Martin McGuigan, partner at Aon Retirement Solutions in Dubai, said the issue facing regional pensions schemes is “a maths problem".
“There is not enough money going into the system to keep up with the promises made in terms of how much pay people will get when they retire,” he said. “So there are two things that can happen: the retirement age can be raised or you can increase the contribution rate. The actuaries are telling us we don’t have enough money in the system so we need you to pay in more.”
Simon Herborn, senior consulting actuary at Milliman Middle East and Africa, said the UAE schemes “are better capitalised than some of the funds in the region”.
According to the official portal of the UAE government, Emiratis working in government and private sectors are eligible for pensions and other retirement benefits after reaching the retirement age of 49 or serving a minimum 20 years in total.
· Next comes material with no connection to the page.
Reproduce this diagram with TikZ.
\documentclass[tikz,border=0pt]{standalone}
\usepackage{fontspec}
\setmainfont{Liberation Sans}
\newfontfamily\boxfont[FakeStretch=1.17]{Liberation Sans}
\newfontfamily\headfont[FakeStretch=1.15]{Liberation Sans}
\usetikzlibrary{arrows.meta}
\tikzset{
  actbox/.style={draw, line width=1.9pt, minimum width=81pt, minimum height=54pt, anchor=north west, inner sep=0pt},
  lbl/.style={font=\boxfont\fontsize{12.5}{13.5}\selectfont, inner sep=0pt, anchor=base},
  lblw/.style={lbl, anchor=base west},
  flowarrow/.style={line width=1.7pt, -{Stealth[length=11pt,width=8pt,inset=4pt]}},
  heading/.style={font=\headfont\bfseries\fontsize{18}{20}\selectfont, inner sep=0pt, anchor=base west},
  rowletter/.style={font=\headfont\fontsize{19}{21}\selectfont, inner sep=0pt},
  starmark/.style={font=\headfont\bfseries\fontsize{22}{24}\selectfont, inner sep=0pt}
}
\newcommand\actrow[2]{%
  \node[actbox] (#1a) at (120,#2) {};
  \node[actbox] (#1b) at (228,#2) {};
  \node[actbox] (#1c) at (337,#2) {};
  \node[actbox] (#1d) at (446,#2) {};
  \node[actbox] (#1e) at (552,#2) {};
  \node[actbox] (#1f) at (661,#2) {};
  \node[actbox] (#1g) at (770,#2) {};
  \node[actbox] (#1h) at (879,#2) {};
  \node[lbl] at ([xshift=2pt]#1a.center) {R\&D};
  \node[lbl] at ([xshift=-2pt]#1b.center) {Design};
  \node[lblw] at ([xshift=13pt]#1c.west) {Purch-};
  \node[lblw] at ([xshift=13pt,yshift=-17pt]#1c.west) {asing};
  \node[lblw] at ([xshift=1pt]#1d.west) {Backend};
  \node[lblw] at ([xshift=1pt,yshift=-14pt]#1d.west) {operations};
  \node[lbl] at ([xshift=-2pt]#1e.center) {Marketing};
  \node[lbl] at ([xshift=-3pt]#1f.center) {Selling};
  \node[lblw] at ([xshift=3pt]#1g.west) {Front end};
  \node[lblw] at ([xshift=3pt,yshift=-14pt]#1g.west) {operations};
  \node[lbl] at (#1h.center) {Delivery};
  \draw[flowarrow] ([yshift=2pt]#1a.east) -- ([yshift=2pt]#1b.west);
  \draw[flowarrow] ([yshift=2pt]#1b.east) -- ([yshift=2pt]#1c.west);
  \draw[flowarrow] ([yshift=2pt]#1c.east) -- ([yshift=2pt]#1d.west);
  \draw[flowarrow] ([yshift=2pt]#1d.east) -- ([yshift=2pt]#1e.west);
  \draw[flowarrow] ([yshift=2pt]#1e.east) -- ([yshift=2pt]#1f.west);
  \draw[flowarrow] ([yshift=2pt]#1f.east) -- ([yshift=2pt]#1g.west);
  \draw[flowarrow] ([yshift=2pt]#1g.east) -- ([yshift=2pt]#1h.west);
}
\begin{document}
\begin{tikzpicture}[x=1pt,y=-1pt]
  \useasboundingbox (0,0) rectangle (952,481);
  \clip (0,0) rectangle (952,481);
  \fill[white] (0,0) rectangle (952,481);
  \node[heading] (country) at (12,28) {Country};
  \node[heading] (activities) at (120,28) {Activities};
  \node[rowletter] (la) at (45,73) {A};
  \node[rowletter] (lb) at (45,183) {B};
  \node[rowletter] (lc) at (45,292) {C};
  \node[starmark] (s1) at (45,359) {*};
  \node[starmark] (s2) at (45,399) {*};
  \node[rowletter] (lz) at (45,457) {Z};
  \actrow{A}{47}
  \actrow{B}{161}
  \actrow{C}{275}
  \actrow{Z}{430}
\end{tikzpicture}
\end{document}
While Abu Dhabi has its own pension scheme, the General Pensions and Social Security Authority is the federal body administering the pensions for the rest of the emirates. Under that scheme, if an employee contributes 5 per cent of their monthly salary, a government employer contributes 15 per cent; a private employer contributes 12.5 per cent, which is topped up with a further 2.5 per cent by the government.
Many regional schemes are still running cash flow surpluses, meaning that contribution revenues exceed benefit expenditures, mainly because the GCC's young population has significantly more people paying in than receiving benefits.
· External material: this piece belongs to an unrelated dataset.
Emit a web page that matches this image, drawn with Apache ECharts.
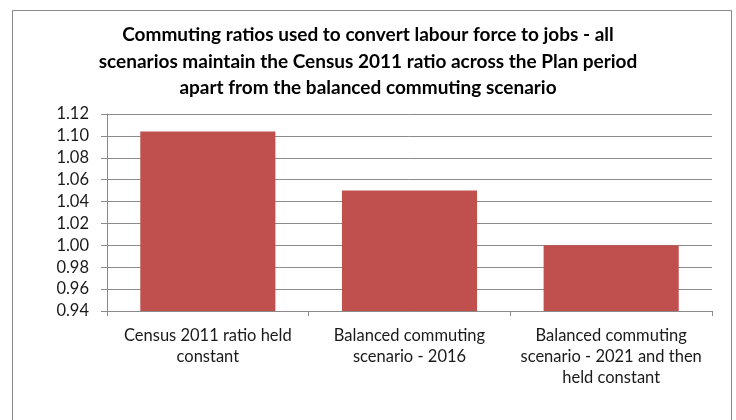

“Looking at the region as a whole, the youthful population means there are several contributors for each pensioner receiving benefits," said Mr Herborn. “In the short-term, this may allow the schemes to generate annual contribution surpluses and build up assets."
However, this outlook cannot last, warn analysts.
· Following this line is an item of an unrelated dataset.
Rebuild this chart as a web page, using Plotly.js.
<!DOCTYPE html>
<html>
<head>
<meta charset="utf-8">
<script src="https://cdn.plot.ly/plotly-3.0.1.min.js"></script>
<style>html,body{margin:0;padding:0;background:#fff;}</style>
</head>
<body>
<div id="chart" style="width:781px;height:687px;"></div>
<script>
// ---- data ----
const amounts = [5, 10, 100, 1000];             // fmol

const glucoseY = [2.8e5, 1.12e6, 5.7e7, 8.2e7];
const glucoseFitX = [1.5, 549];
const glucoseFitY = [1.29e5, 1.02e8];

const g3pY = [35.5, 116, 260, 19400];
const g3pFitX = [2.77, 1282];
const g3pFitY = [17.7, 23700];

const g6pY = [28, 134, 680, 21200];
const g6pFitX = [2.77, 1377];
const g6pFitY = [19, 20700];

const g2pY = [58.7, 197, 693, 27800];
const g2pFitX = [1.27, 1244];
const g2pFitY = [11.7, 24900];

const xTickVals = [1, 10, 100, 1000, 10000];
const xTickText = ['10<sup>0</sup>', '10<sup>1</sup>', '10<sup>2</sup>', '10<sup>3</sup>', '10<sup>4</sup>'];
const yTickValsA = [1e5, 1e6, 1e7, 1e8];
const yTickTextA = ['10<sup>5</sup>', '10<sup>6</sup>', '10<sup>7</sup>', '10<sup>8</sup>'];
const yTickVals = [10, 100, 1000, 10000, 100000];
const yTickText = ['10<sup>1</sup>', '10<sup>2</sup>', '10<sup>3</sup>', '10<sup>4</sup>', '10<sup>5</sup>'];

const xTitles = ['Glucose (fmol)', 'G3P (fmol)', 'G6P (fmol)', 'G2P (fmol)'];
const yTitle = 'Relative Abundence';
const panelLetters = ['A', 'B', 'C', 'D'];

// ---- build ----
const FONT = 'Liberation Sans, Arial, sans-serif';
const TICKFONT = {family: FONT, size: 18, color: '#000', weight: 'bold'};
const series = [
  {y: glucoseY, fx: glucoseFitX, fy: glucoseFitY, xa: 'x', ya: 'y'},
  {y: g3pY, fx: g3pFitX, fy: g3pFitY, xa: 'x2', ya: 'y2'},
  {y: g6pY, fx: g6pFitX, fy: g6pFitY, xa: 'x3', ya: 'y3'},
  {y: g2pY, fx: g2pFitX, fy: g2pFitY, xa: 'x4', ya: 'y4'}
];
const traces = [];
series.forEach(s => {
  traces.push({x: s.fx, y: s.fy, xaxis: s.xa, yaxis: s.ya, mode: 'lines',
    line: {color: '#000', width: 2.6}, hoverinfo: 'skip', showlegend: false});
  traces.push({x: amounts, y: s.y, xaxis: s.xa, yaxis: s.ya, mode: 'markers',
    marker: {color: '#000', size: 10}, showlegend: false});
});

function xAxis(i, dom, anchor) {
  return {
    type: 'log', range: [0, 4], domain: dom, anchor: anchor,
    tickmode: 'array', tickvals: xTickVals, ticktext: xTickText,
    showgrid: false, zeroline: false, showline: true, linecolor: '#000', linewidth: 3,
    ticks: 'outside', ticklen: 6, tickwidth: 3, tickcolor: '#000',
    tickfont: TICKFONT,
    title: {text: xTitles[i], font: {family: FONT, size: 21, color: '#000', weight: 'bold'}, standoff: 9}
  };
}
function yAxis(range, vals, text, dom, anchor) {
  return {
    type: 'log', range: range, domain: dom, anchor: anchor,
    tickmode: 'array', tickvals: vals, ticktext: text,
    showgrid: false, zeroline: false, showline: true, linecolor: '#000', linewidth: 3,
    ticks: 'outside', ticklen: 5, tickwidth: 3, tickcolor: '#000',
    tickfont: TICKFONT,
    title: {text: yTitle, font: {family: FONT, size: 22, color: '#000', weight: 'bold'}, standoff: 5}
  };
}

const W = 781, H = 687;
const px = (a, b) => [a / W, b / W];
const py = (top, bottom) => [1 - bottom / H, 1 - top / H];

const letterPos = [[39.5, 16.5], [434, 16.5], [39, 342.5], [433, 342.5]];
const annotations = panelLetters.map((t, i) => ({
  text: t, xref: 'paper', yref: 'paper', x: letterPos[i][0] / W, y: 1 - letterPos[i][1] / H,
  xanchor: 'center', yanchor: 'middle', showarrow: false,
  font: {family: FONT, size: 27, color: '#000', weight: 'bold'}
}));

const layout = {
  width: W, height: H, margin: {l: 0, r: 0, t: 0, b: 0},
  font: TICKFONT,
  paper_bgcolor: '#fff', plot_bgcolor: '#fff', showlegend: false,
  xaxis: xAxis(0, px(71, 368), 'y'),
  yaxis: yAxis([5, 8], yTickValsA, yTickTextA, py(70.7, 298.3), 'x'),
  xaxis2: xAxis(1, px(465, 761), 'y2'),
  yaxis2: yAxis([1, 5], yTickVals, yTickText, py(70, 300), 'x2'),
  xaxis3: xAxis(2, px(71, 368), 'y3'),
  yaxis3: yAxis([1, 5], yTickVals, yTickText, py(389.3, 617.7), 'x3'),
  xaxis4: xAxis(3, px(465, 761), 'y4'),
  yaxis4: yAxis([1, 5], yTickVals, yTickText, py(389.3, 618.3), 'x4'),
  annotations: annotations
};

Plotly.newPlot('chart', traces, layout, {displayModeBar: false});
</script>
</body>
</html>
“The age profile of the scheme members will rise. In tandem, there will be a steady rise in the ratio of pensioners to contributors”, said Mr Herborn. “Over time, this could lead annual benefit spending to exceed contribution income – indeed, some of the schemes with older memberships could be facing this pressure already."
While in the near-term the assets held will grow because of cash flow and investment income, over time the benefit expenditure will rise at a rapid rate as the region's population ages.
“For many schemes it seems likely we will reach a point where the benefits expenditure overtakes the contributions received and eventually we might reach a point where the schemes do not have adequate resources to pay retirees,” said Mr Herborn. “That’s the trajectory that most of the GCC public pension schemes are on at the moment.”
Discussions at the Mena Pensions Conference, hosted by Takaud - a Bahrain provider of savings investment and pension solutions - centred around how reforms could be implemented. Options included adapting the benefits, raising the retirement age, or introducing a defined contribution scheme, which only pays out whatever a member has put in.
So will GCC nationals entertain such a move?
“With the population demographics – it requires a rethink,” said Mr McGuigan. “If you are in the Saudi system, 65 per cent of the 27 to 28 million citizens, are below the age of 25. They have to take a longer term view – how do we combat that problem, armed with the knowledge we have now?”
Mr McGuigan said the UAE government is already starting to examine the matter.
“They are talking about it in schools and universities as part of the education programme but have they changed the legislative framework? No, not yet,” he said.
But switching national schemes to a defined contribution model, where residents make a lot more decisions about how their pension is managed, needs to be handled carefully.
“We have to change the culture where young Emiratis realise when it comes to their time to retire, we may not be an oil-dependent country globally," said Mr McGuigan. "We may not have the money and the liquid resources it has today. So you have to take responsibility and that has to be pushed centrally.”
Hamdah Al Shamsi, acting general manager for the Public Authority for Social Insurance in Oman, said introducing a defined contribution would not work “at this stage” in her country.
“In countries like Oman where 80 per cent of the income comes from oil and your private sector is not mature – even the private sector depends on the government sector,” she said. “You need a high level of financial literacy and a good economy to support that shift.”
Han Yik, head of institutional investors at the World Economic Forum, said with financial literacy levels a key weakness across the globe, it provides a challenge for changing a pension system.
“The problem with defined contribution is that we are asking individuals to now become their own investment editor, financial planner or actuary and so forth and unless we have given them the tools to do that, that is very dangerous," said Mr Yik.
He believes the best option is a combination of both types of schemes so that the entire burden of retirement is not placed on the individual.
Ultimately, the solution has to be sustainable.
“Sustainability in a pension structure is where you have alignment between the pensions people receive and the funding that will go into the system, so that in the long run the scheme is adequately funded," said Mr Herborn. "One way to achieve that might be an element of defined contribution – where there is a direct connection between contribution and benefits. Another is to retain the kind of structures we have at the moment in the GCC with social insurance but just to adapt the benefits into making them slightly less generous or to raise the contribution."